Some Vietnamese have opened gas stations, grocery stores, restaurants and hair and nail salons, although the economic recession has hurt business.

There are many empty stores around East Biloxi, where Vietnamese businesses thrived before the storm.

Among the notable successes, Le Bakery is back after Hurricane Katrina and serving French, Vietnamese and American pastries and po-boys. On the same street, Hong Ngoc Jewelers soon will move into a much larger building that is under construction across from the current store. The small Hong Kong grocery on the corner is empty but the business has moved into a large store renamed Lee's Supermarket that now sells a variety of American, Chinese and Vietnamese food.

At the New Orleans Style Seafood Po-Boys restaurant in D'Iberville, the combined American and Vietnamese menu draws a mixed clientele. Assistant cook Michelle Vo said Americans like the Pho Vietnamese soup, "and Vietnamese order the po-boys, too."

Owner Huu Dao said the shrimpers who tie up in Biloxi come for his Vietnamese food.

"It's so good," he said, that he recently opened a second restaurant in Petal.

Kaitlin Truong, who leads the local group Asian Americans for Change, said many of the Asian employees lost their jobs at the casinos because of the recession. The skyrocketing insurance rates make it hard to open a business in East Biloxi.

"Many of the small businesses on the Point have not come back and may never come back because of the obstacles in rebuilding there. Many of the Vietnamese shrimpers are struggling," said Trinh Le, community empowerment coordinator at the Hope Community Development Agency, a group that has helped rebuild East Biloxi since Katrina.
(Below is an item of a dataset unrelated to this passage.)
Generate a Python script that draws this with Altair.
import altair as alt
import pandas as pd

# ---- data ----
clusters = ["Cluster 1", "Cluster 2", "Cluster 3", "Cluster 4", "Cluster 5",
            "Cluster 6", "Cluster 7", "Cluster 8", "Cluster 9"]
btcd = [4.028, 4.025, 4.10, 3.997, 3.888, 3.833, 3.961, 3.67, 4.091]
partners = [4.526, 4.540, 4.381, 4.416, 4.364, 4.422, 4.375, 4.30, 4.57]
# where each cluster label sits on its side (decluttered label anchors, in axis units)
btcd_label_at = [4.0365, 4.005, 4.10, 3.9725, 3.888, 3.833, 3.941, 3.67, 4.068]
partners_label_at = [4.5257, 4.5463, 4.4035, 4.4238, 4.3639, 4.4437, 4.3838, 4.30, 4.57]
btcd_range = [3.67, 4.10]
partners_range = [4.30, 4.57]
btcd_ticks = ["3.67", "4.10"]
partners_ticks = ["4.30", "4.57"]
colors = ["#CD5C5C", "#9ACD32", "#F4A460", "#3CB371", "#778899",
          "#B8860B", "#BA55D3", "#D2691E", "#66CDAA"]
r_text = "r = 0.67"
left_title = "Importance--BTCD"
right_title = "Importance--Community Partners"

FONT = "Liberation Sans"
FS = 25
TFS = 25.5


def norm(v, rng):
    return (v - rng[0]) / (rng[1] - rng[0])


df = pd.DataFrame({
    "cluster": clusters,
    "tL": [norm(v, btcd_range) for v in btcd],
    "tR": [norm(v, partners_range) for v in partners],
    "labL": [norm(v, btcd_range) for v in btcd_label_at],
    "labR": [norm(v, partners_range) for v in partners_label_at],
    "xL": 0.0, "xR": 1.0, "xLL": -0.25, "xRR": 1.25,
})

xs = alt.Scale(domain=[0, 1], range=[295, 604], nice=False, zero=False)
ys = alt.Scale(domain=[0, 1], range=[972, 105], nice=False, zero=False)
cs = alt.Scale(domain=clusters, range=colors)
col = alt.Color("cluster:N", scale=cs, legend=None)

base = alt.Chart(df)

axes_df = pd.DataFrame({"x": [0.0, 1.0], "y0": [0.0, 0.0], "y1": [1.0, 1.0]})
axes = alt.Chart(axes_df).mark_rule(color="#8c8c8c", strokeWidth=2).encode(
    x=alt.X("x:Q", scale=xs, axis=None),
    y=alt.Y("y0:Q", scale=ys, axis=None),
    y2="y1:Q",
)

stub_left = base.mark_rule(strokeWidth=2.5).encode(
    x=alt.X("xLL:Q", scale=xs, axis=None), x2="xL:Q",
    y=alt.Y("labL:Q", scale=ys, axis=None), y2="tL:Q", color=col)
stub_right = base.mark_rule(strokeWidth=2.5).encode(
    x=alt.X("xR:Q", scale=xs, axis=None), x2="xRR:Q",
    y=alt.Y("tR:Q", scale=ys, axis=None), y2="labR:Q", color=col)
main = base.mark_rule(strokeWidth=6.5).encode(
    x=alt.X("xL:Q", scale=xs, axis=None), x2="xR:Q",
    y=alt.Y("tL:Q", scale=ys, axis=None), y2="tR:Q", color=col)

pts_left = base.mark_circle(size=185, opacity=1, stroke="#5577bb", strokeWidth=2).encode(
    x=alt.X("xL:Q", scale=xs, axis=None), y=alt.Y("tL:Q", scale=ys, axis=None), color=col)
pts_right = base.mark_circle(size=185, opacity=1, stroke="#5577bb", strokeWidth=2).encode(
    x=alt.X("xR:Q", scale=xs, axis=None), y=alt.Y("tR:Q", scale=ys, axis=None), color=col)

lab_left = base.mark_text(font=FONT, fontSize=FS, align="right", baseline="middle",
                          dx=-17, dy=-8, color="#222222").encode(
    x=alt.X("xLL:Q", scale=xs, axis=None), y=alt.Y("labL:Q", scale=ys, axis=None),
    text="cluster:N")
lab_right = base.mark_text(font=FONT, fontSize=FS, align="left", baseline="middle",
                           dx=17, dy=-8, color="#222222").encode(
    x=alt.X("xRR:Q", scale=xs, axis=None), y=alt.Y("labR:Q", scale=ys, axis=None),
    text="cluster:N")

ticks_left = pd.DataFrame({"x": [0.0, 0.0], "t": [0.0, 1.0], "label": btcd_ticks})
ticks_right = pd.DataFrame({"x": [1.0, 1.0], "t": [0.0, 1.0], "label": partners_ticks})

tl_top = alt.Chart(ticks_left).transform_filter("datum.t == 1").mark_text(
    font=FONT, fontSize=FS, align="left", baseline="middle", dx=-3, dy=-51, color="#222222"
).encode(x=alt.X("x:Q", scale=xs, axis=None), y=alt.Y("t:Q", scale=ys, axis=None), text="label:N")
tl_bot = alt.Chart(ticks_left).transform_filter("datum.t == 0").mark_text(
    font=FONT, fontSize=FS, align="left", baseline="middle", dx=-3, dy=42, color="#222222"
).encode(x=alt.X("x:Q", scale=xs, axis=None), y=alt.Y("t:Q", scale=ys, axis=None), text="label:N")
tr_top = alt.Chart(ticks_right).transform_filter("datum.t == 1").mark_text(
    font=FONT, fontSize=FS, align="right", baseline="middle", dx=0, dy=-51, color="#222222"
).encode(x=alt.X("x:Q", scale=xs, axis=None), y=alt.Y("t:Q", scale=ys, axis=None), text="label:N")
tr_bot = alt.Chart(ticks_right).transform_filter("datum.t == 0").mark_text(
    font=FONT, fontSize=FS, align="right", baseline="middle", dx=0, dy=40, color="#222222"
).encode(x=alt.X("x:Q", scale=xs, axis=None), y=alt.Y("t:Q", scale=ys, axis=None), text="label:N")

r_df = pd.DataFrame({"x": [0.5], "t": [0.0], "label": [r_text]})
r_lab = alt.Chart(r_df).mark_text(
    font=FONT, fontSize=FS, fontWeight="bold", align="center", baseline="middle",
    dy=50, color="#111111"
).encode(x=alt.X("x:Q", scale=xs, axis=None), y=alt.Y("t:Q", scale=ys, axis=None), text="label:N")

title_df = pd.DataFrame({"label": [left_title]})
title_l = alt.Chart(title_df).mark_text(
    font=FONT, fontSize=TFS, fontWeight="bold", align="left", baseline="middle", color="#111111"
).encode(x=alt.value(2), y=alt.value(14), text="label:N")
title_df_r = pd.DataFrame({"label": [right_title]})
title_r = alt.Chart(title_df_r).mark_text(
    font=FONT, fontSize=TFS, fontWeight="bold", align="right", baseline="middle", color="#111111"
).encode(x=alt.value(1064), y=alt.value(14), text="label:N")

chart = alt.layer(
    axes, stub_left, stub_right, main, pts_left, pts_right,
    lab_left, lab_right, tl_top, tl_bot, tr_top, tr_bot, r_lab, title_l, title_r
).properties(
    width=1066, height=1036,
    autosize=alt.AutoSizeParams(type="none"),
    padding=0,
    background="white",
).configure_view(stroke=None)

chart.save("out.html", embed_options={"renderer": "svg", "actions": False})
Tung Banh, who works for the Catholic Charities' Migration and Refugee Center in Biloxi, said a large percentage of the young Vietnamese men are forgoing working in the seafood industry that employed their parents in Vietnam and now in Biloxi, Instead they are training to become welders and finding higher wages in shipbuilding on the Coast.

Peter Nguyen worked in the seafood industry for 15 years and still helps the fishermen. NAVASA is looking into ways to reduce the insurance costs on shrimp boats and testing nets made of a lighter material that save on fuel costs. The price for these new nets is double the cost of what the fishermen are using now, so Nguyen said they are testing them on one boat to see how it pays off.

Felicia Hillard grew up in East Biloxi and now is working at the Hope CDA and partnering with NAVASA to revitalize the community. She focuses on small business development and is exploring ways to reopen or expand business, including community gardens where the Vietnamese could grow and sell vegetables.

"We have resources for them," said Hillard, who thinks the Vietnamese know to come to them or one of the other agencies in Biloxi for help,

The future of business in East Biloxi is still a blank slate with so much open land since Katrina. Groups of designers came to the Coast after the storm and left behind their visions of a new East Biloxi.

"I personally think the Living Cities plan really scared some Vietnamese folks off," said Trinh Le. "They saw condos, high rises, casinos and hotels on their property in those pictures and didn't understand fully what it meant due to the language barrier. Now folks are waiting to sell their land, or they don't want to rebuild because they don't want the casinos to buy them out later down the line."

She along with residents, business owners and property owners in East Biloxi envision an international marketplace. After two town meetings last year, "It seemed like people, Vietnamese and non-Vietnamese, are genuinely interested in an International District on Oak Street," she said.

Combine that international marketplace with other businesses that will open and Hillard said, "The end product is just going to be phenomenal."